Tras publicar algunos chistes en The New Yorker, ya de temática tirando a siniestra, en 1937 se le permitió iniciar las andanzas de la familia Addams, que no dejó de publicar hasta su muerte en 1988. Pese a sus aparentes tendencias morbosas, quienes lo conocieron lo recuerdan como un excéntrico, sí (es célebre su foto doméstica ataviado con una armadura), pero también como un tipo sociable y simpático con el que daba gusto conversar en las fiestas. Se casó tres veces (la última, en un cementerio de animales) y, en sus ratos libres, no le hacía ascos a ejercer de chevalier servant (sin necesidad de ser gay) de celebrities como Jackie Kennedy o las actrices Greta Garbo o Joan Fontaine, a las que acompañaba encantado a reuniones sociales de alto copete. Si Chas Addams era un sujeto levemente desequilibrado y obsesionado por la muerte y por todo lo siniestro (abordado desde una perspectiva cómica), hay que reconocer que lo disimuló muy bien, pues nadie ha tenido nunca una mala palabra para él. Fue amigo de Alfred Hitchcock y en 1946 conoció al escritor Ray Bradbury, con el que hizo amistad y se puso a planear un libro a medias que nunca llegó a materializarse. La asociación de escritores de novela policíaca de Estados Unidos le distinguió en 1961 con un prestigioso premio Edgar en reconocimiento a toda su extraña obra: a esas alturas, el señor Addams se había convertido en eso que los anglosajones definen como un national treasure (tesoro nacional).
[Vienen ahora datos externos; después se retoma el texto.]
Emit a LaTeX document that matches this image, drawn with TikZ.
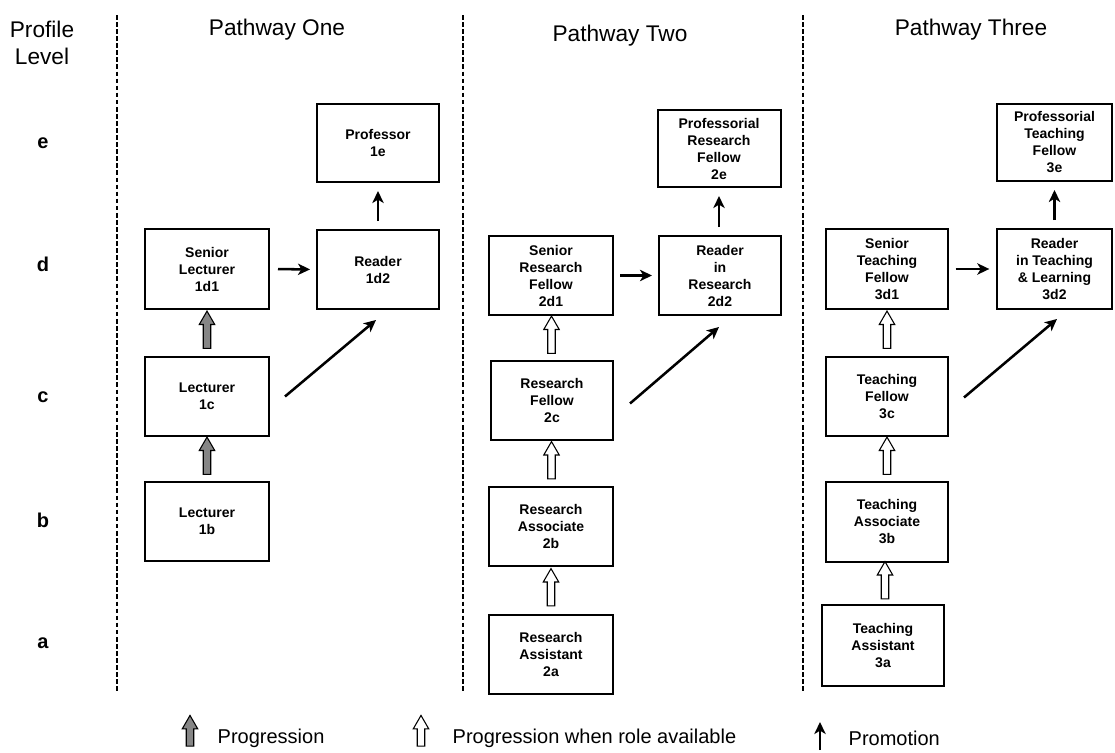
\documentclass[tikz,border=0pt]{standalone}
\usepackage{fontspec}
\setmainfont{Liberation Sans}
\usetikzlibrary{shapes.arrows,arrows.meta,calc}
\begin{document}
\begin{tikzpicture}[x=0.75pt,y=-0.75pt,
  role/.style={draw,line width=1.5pt,align=center,font=\fontsize{10.5}{12.75}\selectfont\bfseries,inner sep=0pt},
  head/.style={font=\fontsize{17}{20.5}\selectfont,align=center},
  lvl/.style={font=\fontsize{15}{18}\selectfont\bfseries},
  legtext/.style={font=\fontsize{15}{18}\selectfont,anchor=west},
  divider/.style={line width=2.1pt,dash pattern=on 3.5pt off 1.8pt},
  promo/.style={line width=1.9pt,-{Stealth[length=9pt,width=8.5pt,inset=2.5pt]}},
  blk/.style={single arrow,draw,line width=0.8pt,shape border rotate=90,minimum height=28pt,minimum width=10.5pt,inner sep=2.4pt,single arrow head extend=3pt,single arrow tip angle=60},
  grayarr/.style={blk,fill=gray!95},
  whitearr/.style={blk,fill=white}]
\useasboundingbox (0,0) rectangle (1115,753);

% headings
\node[head] (hp) at (42,43) {Profile\\Level};
\node[head] (h1) at (277,30) {Pathway One};
\node[head] (h2) at (620,36) {Pathway Two};
\node[head] (h3) at (971,30) {Pathway Three};

% level labels
\node[lvl] (le) at (43,143) {e};
\node[lvl] (ld) at (43,264) {d};
\node[lvl] (lc) at (43,397) {c};
\node[lvl] (lb) at (43,520) {b};
\node[lvl] (la) at (43,643) {a};

% dividers
\coordinate (d1t) at (117,15); \coordinate (d1b) at (117,693);
\coordinate (d2t) at (463,15); \coordinate (d2b) at (463,693);
\coordinate (d3t) at (803,15); \coordinate (d3b) at (803,693);
\draw[divider] (d1t) -- (d1b);
\draw[divider] (d2t) -- (d2b);
\draw[divider] (d3t) -- (d3b);

% pathway one
\node[role,minimum width=91.5pt,minimum height=58.5pt] (p1e) at (378,143) {Professor\\1e};
\node[role,minimum width=93pt,minimum height=60pt] (p1d1) at (207,269) {Senior\\Lecturer\\1d1};
\node[role,minimum width=91.5pt,minimum height=59.25pt] (p1d2) at (378,269.5) {Reader\\1d2};
\node[role,minimum width=93pt,minimum height=59.25pt] (p1c) at (207,396.5) {Lecturer\\1c};
\node[role,minimum width=93pt,minimum height=59.25pt] (p1b) at (207,521.5) {Lecturer\\1b};

% pathway two
\node[role,minimum width=92.25pt,minimum height=57.75pt] (p2e) at (719,148.5) {Professorial\\Research\\Fellow\\2e};
\node[role,minimum width=91.5pt,minimum height=59.25pt] (p2d2) at (720,275.5) {Reader\\in\\Research\\2d2};
\node[role,minimum width=93pt,minimum height=59.25pt] (p2d1) at (551,275.5) {Senior\\Research\\Fellow\\2d1};
\node[role,minimum width=91.5pt,minimum height=59.25pt] (p2c) at (552,400.5) {Research\\Fellow\\2c};
\node[role,minimum width=93pt,minimum height=59.25pt] (p2b) at (551,526.5) {Research\\Associate\\2b};
\node[role,minimum width=93pt,minimum height=59.25pt] (p2a) at (551,654.5) {Research\\Assistant\\2a};

% pathway three
\node[role,minimum width=86.25pt,minimum height=57.75pt] (p3e) at (1054.5,142.5) {Professorial\\Teaching\\Fellow\\3e};
\node[role,minimum width=91.5pt,minimum height=60pt] (p3d1) at (887,269) {Senior\\Teaching\\Fellow\\3d1};
\node[role,minimum width=86.25pt,minimum height=60pt] (p3d2) at (1054.5,269) {Reader\\in Teaching\\\& Learning\\3d2};
\node[role,minimum width=91.5pt,minimum height=59.25pt] (p3c) at (887,396.5) {Teaching\\Fellow\\3c};
\node[role,minimum width=91.5pt,minimum height=60pt] (p3b) at (887,522) {Teaching\\Associate\\3b};
\node[role,minimum width=91.5pt,minimum height=60.75pt] (p3a) at (883,645.5) {Teaching\\Assistant\\3a};

% promotions
\draw[promo,shorten <=6pt,shorten >=4.5pt] (p1d1.east) -- (p1d2.west);
\draw[promo,shorten <=6pt,shorten >=6pt] (p1d2.north) -- (p1e.south);
\draw[promo] ($(p1c.east)+(15,0)$) -- ($(p1d2.south)+(-2,10)$);

\draw[promo,shorten <=4.5pt,shorten >=4.5pt] (p2d1.east) -- (p2d2.west);
\draw[promo,shorten <=6pt,shorten >=6pt] (p2e.south |- p2d2.north) -- (p2e.south);
\draw[promo] ($(p2c.east)+(16,3)$) -- ($(p2d2.south)+(-1,11)$);

\draw[promo,shorten <=5pt,shorten >=5pt] (p3d1.east) -- (p3d2.west);
\draw[promo,shorten <=6pt,shorten >=6pt] (p3d2.north) -- (p3e.south);
\draw[promo] ($(p3c.east)+(15,1)$) -- ($(p3d2.south)+(2.5,9)$);

% progressions
\path (p1b.north) -- (p1c.south) node[grayarr,midway] (g1) {};
\path (p1c.north) -- (p1d1.south) node[grayarr,midway] (g2) {};

\path (p2a.north) -- (p2b.south) node[whitearr,midway] (w1) {};
\path (p2b.north) -- (p2c.south) node[whitearr,midway] (w2) {};
\path (p2c.north) -- (p2d1.south) node[whitearr,midway] (w3) {};

\path (p3a.north) -- (p3b.south) node[whitearr,midway] (w4) {};
\path (p3b.north) -- (p3c.south) node[whitearr,midway] (w5) {};
\path (p3c.north) -- (p3d1.south) node[whitearr,midway] (w6) {};

% legend
\node[grayarr,minimum height=23pt] (lg1) at (190,734) {};
\node[legtext] (lt1) at (213,738) {Progression};
\node[whitearr,minimum height=23pt] (lg2) at (421,734) {};
\node[legtext] (lt2) at (448,738) {Progression when role available};
\coordinate (lp1) at (820,750);
\coordinate (lp2) at (820,722);
\draw[promo] (lp1) -- (lp2);
\node[legtext] (lt3) at (844,738) {Promotion};
\end{tikzpicture}
\end{document}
Con el paso del tiempo, los Munster llegaron a parecerme simples, facilones y propensos al humor barato. Por el contrario, me enganché a la serie de los Addams (en DVD o en reposiciones televisivas) y me tragué encantado los largometrajes que se rodaron a finales del siglo XX, protagonizados por Anjelica Huston y Raul Julia (¡hasta me zampé la serie de Netflix Miércoles, con Jenna Ortega en el papel de la niña gótica!). También me dediqué a releer los libros de la familia Addams, con su particular versión de lo que es alcanzar el sueño americano y su aparente impresión de haber entendido el mundo al revés (cuando yo creo que lo entendieron perfectamente y obraron en consecuencia).
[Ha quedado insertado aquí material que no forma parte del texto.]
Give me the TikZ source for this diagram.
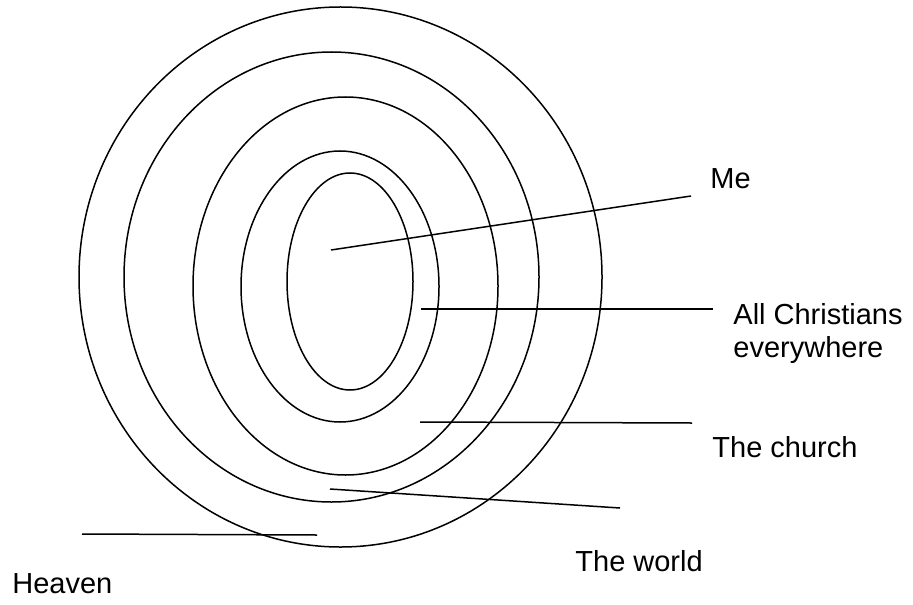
\documentclass[tikz,border=0pt]{standalone}
\usepackage{fontspec}
\setmainfont{Liberation Sans}

\begin{document}
\begin{tikzpicture}[
  x=0.5pt, y=-0.5pt,
  ring/.style={draw, line width=0.75pt},
  lead/.style={draw, line width=0.75pt},
  word/.style={anchor=base west, inner sep=0pt, align=left, font=\fontsize{14.5}{16.6}\selectfont}
]
\useasboundingbox (0,0) rectangle (913,604);

% rings, outside in
\draw[ring] (340.5,277) ellipse [x radius=261.5, y radius=270];
\draw[ring] (331.5,277) ellipse [x radius=207.5, y radius=225];
\draw[ring] (345.5,286) ellipse [x radius=152.5, y radius=189];
\draw[ring] (340,286.5) ellipse [x radius=99, y radius=135.5];
\draw[ring] (350,281.5) ellipse [x radius=63, y radius=108.5];

% labels
\node[word] (me) at (710,188) {Me};
\node[word, anchor=north west] (christians) at (733,303) {All Christians\\everywhere};
\node[word] (church) at (712,457) {The church};
\node[word] (world) at (575,571) {The world};
\node[word] (heaven) at (12,593) {Heaven};

% leader lines
\coordinate (meA) at (331,250);
\coordinate (meB) at (691,196);
\coordinate (christiansA) at (421,309);
\coordinate (christiansB) at (713,309);
\coordinate (churchA) at (420,422);
\coordinate (churchB) at (692,423);
\coordinate (worldA) at (330,489);
\coordinate (worldB) at (620,508);
\coordinate (heavenA) at (82,534);
\coordinate (heavenB) at (317,535);

\draw[lead] (meA) -- (meB);
\draw[lead] (christiansA) -- (christiansB);
\draw[lead] (churchA) -- (churchB);
\draw[lead] (worldA) -- (worldB);
\draw[lead] (heavenA) -- (heavenB);
\end{tikzpicture}
\end{document}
En Estados Unidos pasan cosas insólitas. En Nueva York, más. Y ya en The New Yorker puede pasar cualquier cosa. Como que no solo se permita, sino que se aplauda un humor desquiciado y no para todo el mundo como el que practicó Chas Addams a lo largo de toda su vida. De ese aplauso disfrutaron también Edward Gorey, Gary Larson o el británico Glenn Baxter, a los que dedicaremos los siguientes capítulos. Un último dato sobre el señor Addams: se calcula que a lo largo de su vida produjo unos 1300 dibujos/chistes/ilustraciones/tebeos reducidos a la mínima expresión. No sé qué pensarán ustedes, pero a mí me parece una cifra muy respetable.